── DATA SECTION ──

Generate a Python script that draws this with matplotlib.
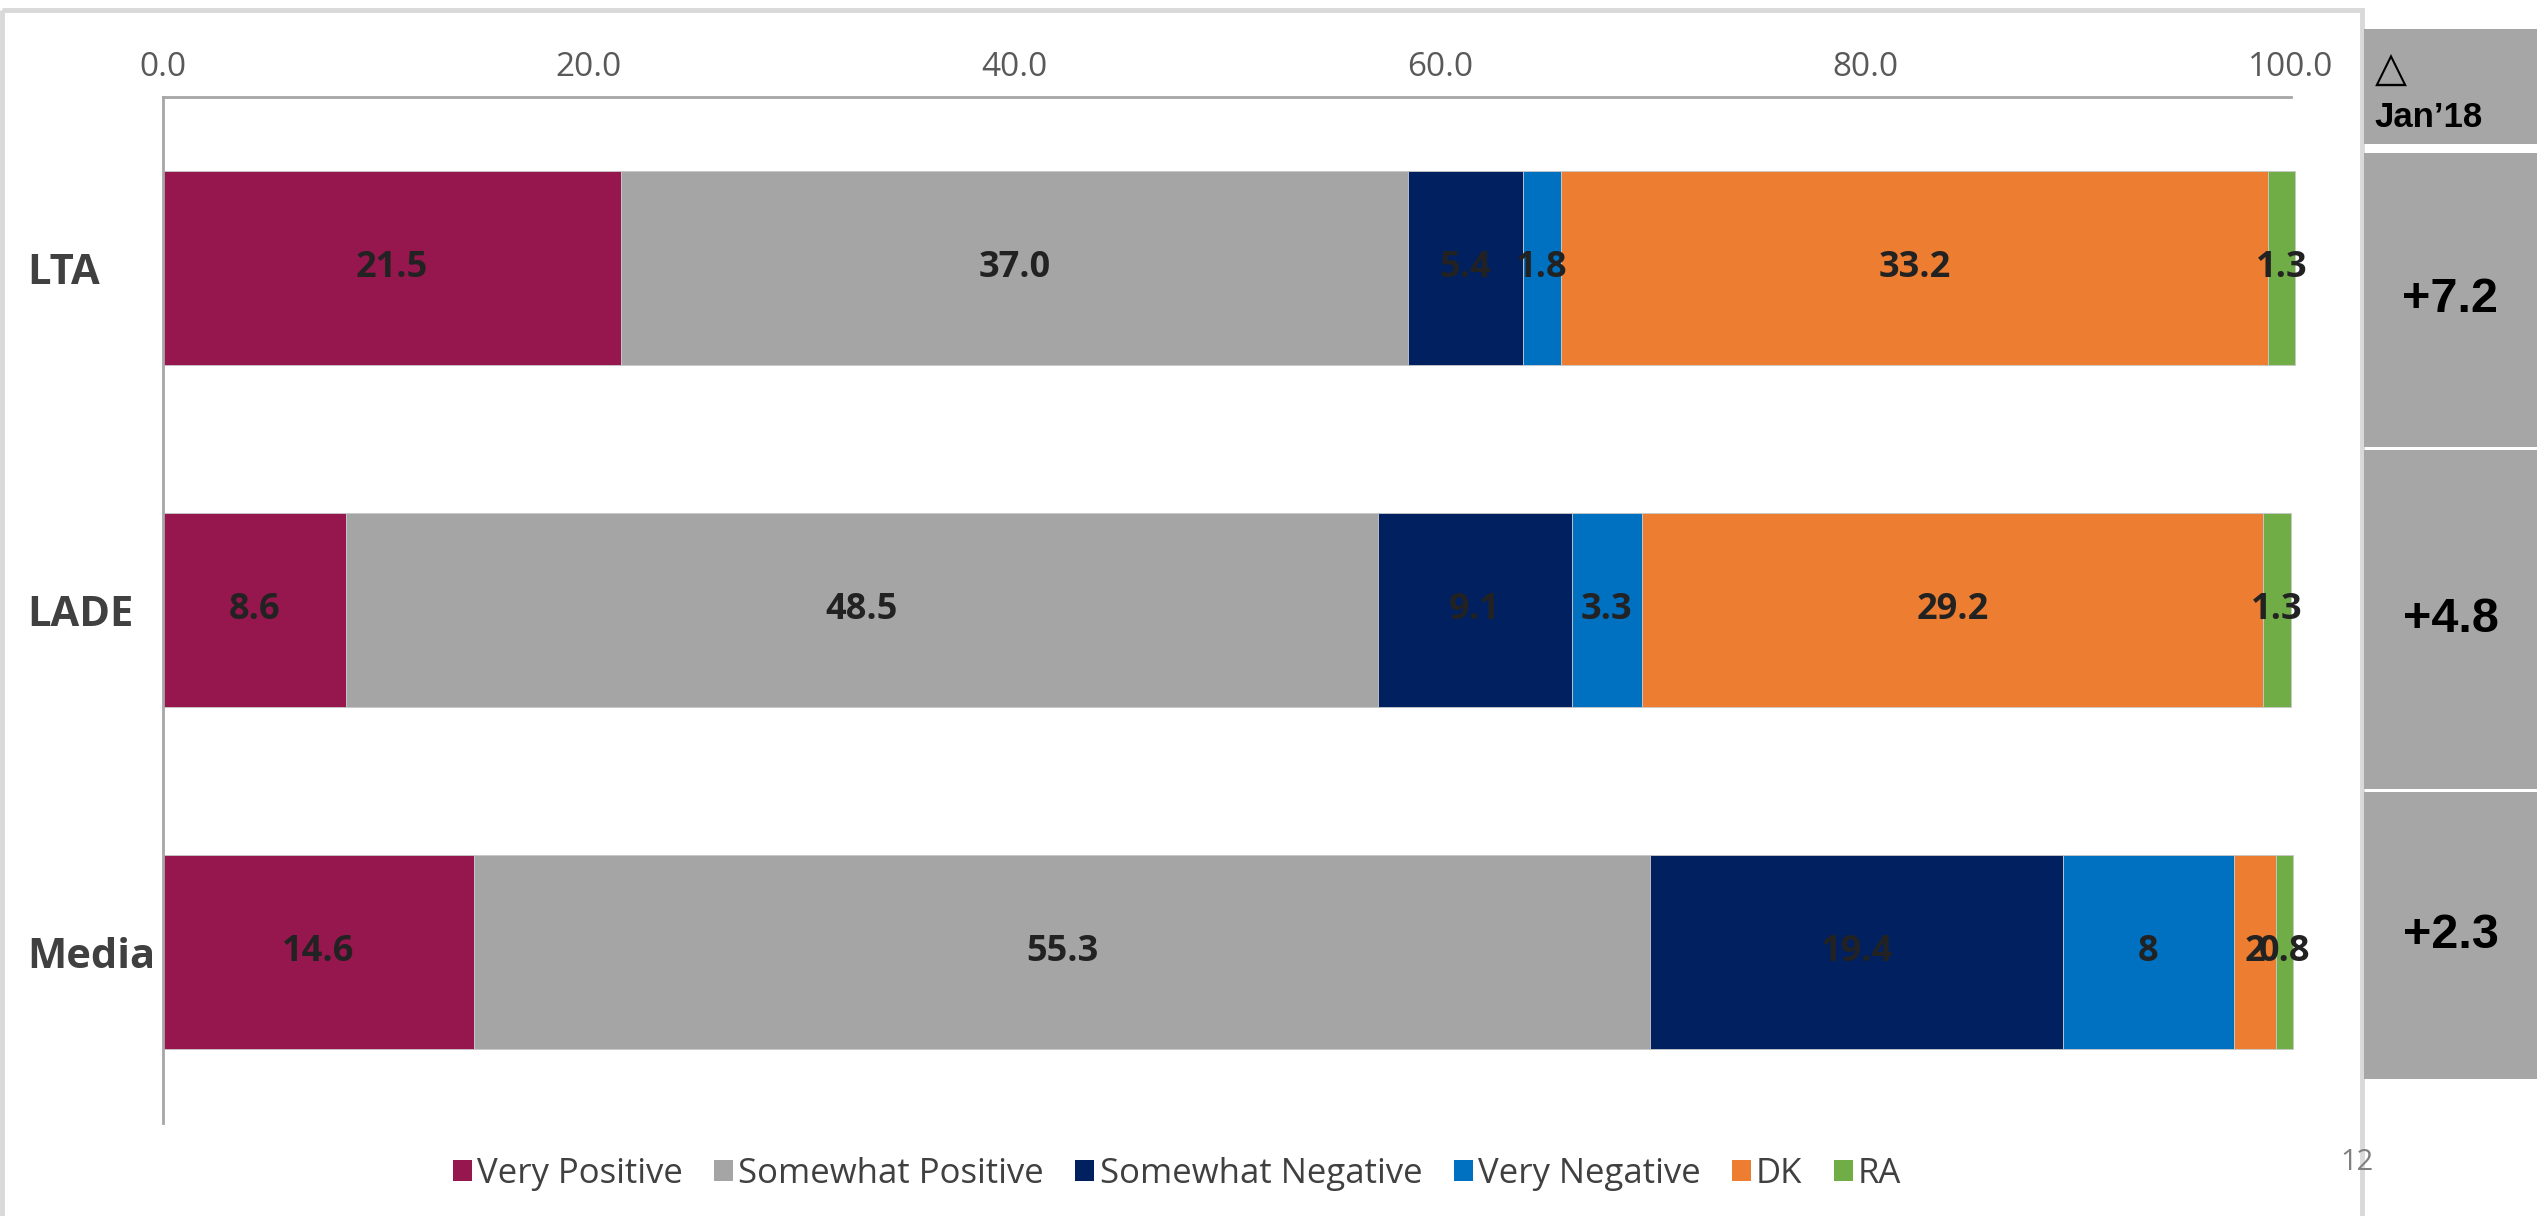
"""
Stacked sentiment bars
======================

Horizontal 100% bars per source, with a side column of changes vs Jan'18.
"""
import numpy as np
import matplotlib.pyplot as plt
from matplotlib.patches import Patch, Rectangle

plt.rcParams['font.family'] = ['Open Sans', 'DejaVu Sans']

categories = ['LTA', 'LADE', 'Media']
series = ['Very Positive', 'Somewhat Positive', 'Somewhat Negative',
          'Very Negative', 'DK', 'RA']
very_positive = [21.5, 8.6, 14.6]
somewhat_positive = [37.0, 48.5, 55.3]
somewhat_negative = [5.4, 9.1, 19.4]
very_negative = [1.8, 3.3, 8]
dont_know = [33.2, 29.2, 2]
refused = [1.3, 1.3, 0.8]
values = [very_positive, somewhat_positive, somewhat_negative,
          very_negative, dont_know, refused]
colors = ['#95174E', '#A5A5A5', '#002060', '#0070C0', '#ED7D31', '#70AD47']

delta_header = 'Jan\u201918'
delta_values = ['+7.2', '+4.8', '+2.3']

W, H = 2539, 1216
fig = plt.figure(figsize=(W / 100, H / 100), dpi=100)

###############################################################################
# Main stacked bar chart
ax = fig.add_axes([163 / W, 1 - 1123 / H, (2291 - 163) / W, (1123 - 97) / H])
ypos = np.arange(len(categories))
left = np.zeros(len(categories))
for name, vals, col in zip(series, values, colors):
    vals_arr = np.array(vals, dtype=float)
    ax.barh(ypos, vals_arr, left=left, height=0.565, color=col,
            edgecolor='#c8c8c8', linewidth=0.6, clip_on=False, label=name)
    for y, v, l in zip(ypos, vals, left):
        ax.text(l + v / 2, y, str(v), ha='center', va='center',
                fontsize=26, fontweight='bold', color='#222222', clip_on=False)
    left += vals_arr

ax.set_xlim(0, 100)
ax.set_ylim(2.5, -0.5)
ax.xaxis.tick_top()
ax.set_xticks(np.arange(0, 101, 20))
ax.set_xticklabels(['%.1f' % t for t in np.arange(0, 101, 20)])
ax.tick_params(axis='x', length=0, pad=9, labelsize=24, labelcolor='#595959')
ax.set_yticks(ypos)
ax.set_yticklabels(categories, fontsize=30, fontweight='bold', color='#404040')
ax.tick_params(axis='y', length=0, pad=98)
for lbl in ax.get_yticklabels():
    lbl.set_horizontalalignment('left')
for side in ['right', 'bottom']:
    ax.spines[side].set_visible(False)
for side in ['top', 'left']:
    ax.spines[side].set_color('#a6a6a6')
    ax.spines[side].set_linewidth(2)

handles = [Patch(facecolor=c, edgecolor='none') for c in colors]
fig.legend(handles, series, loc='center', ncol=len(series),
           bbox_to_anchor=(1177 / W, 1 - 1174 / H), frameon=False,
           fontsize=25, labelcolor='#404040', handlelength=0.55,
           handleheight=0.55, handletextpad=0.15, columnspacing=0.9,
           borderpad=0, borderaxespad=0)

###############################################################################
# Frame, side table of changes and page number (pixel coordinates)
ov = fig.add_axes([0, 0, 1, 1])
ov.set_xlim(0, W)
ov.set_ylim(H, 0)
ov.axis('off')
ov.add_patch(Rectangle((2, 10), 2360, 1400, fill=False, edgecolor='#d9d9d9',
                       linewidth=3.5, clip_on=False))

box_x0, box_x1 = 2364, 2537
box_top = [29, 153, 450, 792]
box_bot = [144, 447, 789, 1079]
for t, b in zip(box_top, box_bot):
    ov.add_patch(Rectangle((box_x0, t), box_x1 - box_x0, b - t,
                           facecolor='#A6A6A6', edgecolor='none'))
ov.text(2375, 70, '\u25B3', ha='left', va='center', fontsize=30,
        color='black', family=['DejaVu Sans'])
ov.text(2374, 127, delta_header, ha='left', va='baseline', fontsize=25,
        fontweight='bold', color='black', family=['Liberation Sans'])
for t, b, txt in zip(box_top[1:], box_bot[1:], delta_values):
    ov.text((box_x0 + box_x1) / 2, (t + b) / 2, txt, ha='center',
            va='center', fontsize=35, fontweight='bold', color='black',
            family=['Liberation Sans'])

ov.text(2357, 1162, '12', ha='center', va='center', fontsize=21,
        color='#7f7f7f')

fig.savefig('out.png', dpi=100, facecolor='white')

───

GIVEN TASK
Extract the lines exactly, please: the first line of the listing, the line with "left += vals_arr", and every line between them, but no pictures.

WRITTEN REPLY
Generate a Python script that draws this with matplotlib.
"""
Stacked sentiment bars
======================

Horizontal 100% bars per source, with a side column of changes vs Jan'18.
"""
import numpy as np
import matplotlib.pyplot as plt
from matplotlib.patches import Patch, Rectangle

plt.rcParams['font.family'] = ['Open Sans', 'DejaVu Sans']

categories = ['LTA', 'LADE', 'Media']
series = ['Very Positive', 'Somewhat Positive', 'Somewhat Negative',
          'Very Negative', 'DK', 'RA']
very_positive = [21.5, 8.6, 14.6]
somewhat_positive = [37.0, 48.5, 55.3]
somewhat_negative = [5.4, 9.1, 19.4]
very_negative = [1.8, 3.3, 8]
dont_know = [33.2, 29.2, 2]
refused = [1.3, 1.3, 0.8]
values = [very_positive, somewhat_positive, somewhat_negative,
          very_negative, dont_know, refused]
colors = ['#95174E', '#A5A5A5', '#002060', '#0070C0', '#ED7D31', '#70AD47']

delta_header = 'Jan\u201918'
delta_values = ['+7.2', '+4.8', '+2.3']

W, H = 2539, 1216
fig = plt.figure(figsize=(W / 100, H / 100), dpi=100)

###############################################################################
# Main stacked bar chart
ax = fig.add_axes([163 / W, 1 - 1123 / H, (2291 - 163) / W, (1123 - 97) / H])
ypos = np.arange(len(categories))
left = np.zeros(len(categories))
for name, vals, col in zip(series, values, colors):
    vals_arr = np.array(vals, dtype=float)
    ax.barh(ypos, vals_arr, left=left, height=0.565, color=col,
            edgecolor='#c8c8c8', linewidth=0.6, clip_on=False, label=name)
    for y, v, l in zip(ypos, vals, left):
        ax.text(l + v / 2, y, str(v), ha='center', va='center',
                fontsize=26, fontweight='bold', color='#222222', clip_on=False)
    left += vals_arr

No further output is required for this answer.